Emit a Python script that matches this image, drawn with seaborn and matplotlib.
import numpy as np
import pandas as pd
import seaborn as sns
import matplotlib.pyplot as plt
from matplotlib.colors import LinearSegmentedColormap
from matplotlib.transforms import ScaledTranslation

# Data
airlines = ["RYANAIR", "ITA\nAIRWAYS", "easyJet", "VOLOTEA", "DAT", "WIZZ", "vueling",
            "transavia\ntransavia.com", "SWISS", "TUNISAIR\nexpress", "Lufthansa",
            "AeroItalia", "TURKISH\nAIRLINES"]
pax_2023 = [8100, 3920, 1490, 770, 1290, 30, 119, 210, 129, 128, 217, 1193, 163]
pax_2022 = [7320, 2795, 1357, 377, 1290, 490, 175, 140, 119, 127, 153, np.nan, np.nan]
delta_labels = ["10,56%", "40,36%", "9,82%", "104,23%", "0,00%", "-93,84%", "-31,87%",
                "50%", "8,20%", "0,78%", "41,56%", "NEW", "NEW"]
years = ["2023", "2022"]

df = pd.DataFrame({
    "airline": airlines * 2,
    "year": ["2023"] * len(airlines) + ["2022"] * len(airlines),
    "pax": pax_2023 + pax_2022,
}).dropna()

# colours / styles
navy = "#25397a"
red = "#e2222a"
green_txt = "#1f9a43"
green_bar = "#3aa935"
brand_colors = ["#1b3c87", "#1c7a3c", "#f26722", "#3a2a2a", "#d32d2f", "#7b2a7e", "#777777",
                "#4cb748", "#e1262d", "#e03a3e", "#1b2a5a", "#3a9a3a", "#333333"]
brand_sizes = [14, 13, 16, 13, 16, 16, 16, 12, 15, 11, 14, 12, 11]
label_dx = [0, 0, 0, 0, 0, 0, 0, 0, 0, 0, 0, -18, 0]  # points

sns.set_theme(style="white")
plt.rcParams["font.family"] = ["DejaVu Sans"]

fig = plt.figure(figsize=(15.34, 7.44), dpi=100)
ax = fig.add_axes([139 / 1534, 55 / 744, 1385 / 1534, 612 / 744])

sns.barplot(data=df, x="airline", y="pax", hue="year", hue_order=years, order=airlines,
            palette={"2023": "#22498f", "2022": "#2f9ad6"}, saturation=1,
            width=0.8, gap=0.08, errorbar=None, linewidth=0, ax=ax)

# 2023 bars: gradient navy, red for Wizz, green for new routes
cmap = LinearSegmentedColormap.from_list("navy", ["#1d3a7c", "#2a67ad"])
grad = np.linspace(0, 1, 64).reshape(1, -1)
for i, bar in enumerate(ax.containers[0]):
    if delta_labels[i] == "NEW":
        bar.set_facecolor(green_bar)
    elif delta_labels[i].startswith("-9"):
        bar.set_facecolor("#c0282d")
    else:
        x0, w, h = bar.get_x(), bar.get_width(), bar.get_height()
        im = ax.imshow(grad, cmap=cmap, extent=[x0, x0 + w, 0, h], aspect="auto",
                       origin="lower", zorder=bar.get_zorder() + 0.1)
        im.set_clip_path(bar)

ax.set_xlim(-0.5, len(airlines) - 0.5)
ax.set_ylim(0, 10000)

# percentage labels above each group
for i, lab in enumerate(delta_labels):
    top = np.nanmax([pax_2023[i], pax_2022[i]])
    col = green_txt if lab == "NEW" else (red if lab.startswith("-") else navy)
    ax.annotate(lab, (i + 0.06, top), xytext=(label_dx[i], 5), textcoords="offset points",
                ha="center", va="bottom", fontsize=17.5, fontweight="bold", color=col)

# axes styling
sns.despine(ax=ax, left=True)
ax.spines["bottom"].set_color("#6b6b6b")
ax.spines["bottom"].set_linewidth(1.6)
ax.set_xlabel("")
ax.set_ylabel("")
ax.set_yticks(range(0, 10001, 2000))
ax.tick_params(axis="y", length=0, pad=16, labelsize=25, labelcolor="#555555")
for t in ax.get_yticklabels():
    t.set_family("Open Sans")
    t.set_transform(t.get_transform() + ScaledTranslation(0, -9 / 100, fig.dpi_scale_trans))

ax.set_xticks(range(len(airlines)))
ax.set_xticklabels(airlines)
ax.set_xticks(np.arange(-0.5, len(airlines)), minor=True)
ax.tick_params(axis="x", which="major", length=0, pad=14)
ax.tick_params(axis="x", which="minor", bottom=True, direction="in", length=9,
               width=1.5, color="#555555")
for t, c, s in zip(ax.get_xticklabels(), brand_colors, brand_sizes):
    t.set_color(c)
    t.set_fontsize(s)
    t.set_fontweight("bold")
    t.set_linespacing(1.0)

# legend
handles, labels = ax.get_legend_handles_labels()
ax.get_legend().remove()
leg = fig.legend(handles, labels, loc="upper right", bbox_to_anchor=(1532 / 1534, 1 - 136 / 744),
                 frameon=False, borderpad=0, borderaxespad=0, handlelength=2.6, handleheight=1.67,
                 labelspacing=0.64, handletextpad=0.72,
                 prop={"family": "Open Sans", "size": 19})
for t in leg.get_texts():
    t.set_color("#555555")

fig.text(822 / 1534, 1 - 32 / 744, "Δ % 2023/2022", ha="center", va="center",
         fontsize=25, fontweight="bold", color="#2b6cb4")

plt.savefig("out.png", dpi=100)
++++
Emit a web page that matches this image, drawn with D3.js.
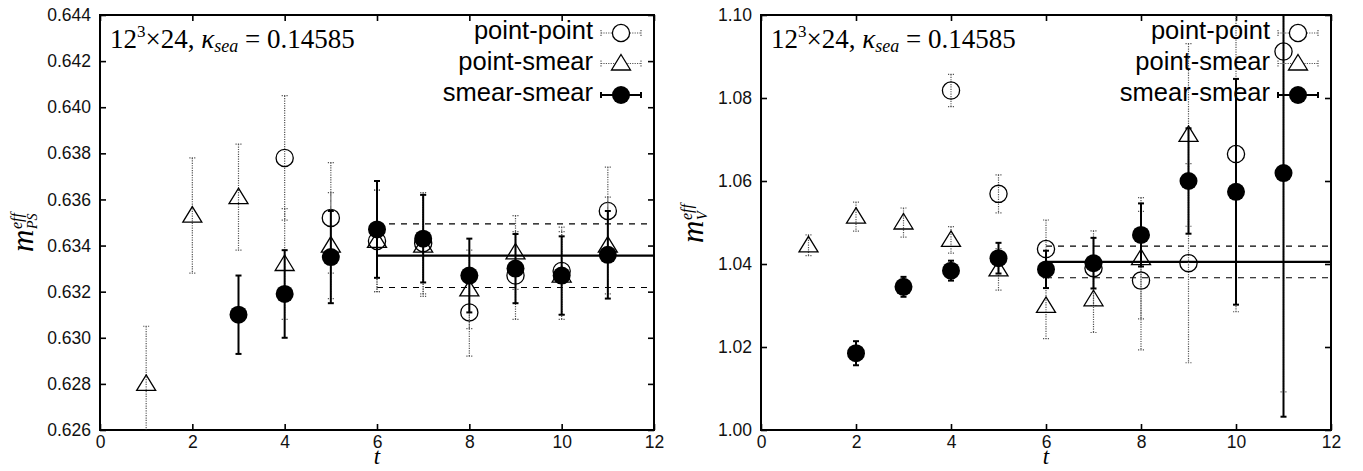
++++
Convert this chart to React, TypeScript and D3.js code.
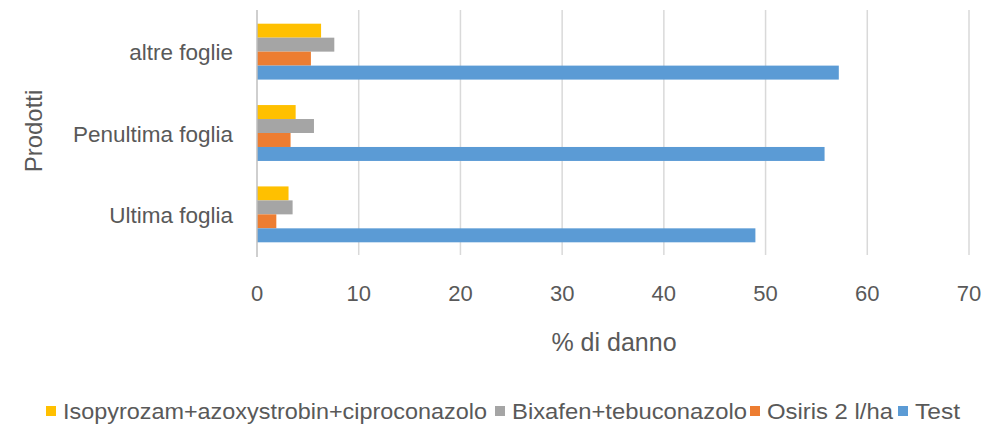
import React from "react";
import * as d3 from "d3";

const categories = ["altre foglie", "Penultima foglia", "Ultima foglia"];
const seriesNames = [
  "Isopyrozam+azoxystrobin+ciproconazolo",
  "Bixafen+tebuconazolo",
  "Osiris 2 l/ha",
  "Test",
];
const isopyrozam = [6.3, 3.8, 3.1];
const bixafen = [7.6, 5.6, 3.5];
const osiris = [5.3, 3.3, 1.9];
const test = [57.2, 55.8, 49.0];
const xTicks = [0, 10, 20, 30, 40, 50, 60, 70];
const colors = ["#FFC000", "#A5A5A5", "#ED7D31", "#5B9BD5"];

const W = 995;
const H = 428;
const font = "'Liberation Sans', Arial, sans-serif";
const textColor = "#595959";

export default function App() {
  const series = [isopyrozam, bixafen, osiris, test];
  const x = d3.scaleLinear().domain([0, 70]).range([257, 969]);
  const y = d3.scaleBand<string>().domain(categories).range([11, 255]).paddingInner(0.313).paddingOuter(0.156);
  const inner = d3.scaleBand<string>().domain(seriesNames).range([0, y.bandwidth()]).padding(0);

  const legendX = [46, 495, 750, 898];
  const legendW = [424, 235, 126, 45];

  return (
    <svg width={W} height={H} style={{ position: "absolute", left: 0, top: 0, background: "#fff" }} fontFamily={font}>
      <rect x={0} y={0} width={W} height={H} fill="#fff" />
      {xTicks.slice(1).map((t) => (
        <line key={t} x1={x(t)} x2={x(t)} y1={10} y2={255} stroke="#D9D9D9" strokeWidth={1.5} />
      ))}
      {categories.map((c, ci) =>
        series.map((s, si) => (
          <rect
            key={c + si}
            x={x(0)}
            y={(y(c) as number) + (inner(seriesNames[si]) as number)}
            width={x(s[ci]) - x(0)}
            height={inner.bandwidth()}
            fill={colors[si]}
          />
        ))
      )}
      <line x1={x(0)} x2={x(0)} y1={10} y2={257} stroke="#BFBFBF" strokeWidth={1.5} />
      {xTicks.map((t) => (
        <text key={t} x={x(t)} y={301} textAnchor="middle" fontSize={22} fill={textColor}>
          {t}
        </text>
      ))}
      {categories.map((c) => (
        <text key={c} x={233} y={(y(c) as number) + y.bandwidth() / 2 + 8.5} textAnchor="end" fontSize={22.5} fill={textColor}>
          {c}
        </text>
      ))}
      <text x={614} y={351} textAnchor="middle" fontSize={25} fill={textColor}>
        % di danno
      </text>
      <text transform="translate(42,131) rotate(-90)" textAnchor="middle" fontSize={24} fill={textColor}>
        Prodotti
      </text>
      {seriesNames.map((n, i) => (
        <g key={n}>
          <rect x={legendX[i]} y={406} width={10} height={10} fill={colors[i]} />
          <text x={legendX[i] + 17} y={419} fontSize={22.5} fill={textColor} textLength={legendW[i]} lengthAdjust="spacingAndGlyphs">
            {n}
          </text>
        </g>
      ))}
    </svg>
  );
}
++++
# WHAT IS ASKED
From the entries above, list each line with "this" in it.

# EXERCISE SOLUTION
Emit a Python script that matches this image, drawn with seaborn and matplotlib.
Emit a web page that matches this image, drawn with D3.js.
Convert this chart to React, TypeScript and D3.js code.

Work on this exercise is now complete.